# How to connect the Canon GPS receiver GP-E2 to the Canon EOS 5DS R's USB port?



## tq0cr5i (Oct 27, 2015)

The Canon EOS 5DS R has no mini USB 2.0 port. So how to connect the GP-E2 to the camera's micro USB 3.0 b port? The bundled cables do not work. The hot shoe is occupied by my SPEEDLITE.

The Canon EOS 5D Mark III does not have such a problem.

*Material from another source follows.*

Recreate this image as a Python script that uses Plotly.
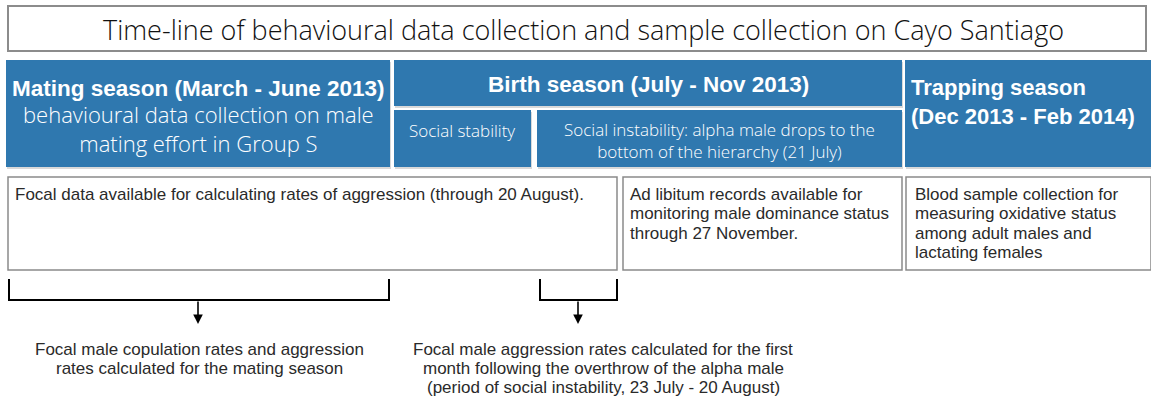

I checked the camera's manual and found that an IFC-40AB II or IFC-150AB II data cable is required but the cables are too expensive. Any other solutions?


----------



## Bennymiata (Oct 27, 2015)

Go to lindy.com and get a cable for a few dollars.
They have just about every type of cable you would need.


----------



## mrzero (Oct 27, 2015)

Soooo.... you can afford the $3k+ for the camera, and the $200+ for the GPS receiver, but a cable that costs less than $30 is too expensive?


----------



## tq0cr5i (Oct 28, 2015)

mrzero said:


> Soooo.... you can afford the $3k+ for the camera, and the $200+ for the GPS receiver, but a cable that costs less than $30 is too expensive?



Forgive me! In China USB cables cost nearly 0.00. I can afford the above two Canon cables but it seems no distributors have in stock here.


----------



## turbo1168 (Oct 28, 2015)

Looking at Canon's website at the cables you list shows that they are not the same cable on the GPS end. One is USB male type A and the other is USB male mini type B. http://www.cablestogo.com/learning/connector-guides/usb here is reference guide. Make sure what you order is correct for your application. Canon USA shows the IFC-40AB II as in stock, but the IFC-150AB II as out of stock. B & H show both as stocked. You may be able to locate one in China that doesn't bear a Canon label as USB is a standardized format. Best of luck.


----------



## Mt Spokane Photography (Oct 28, 2015)

Just get a USB cable with the appropriate connectors on the ends. Sometimes Canon uses a Ferrite bead to meet FCC requirements. I doubt that you'll need one, but they are cheap to add on if you have any interference.

Measure the diameter of your usb cable and get a matching size. They should be very cheap in China.

http://www.amazon.com/s/ref=nb_sb_noss_2?url=search-alias%3Daps&field-keywords=Ferrite+bead


----------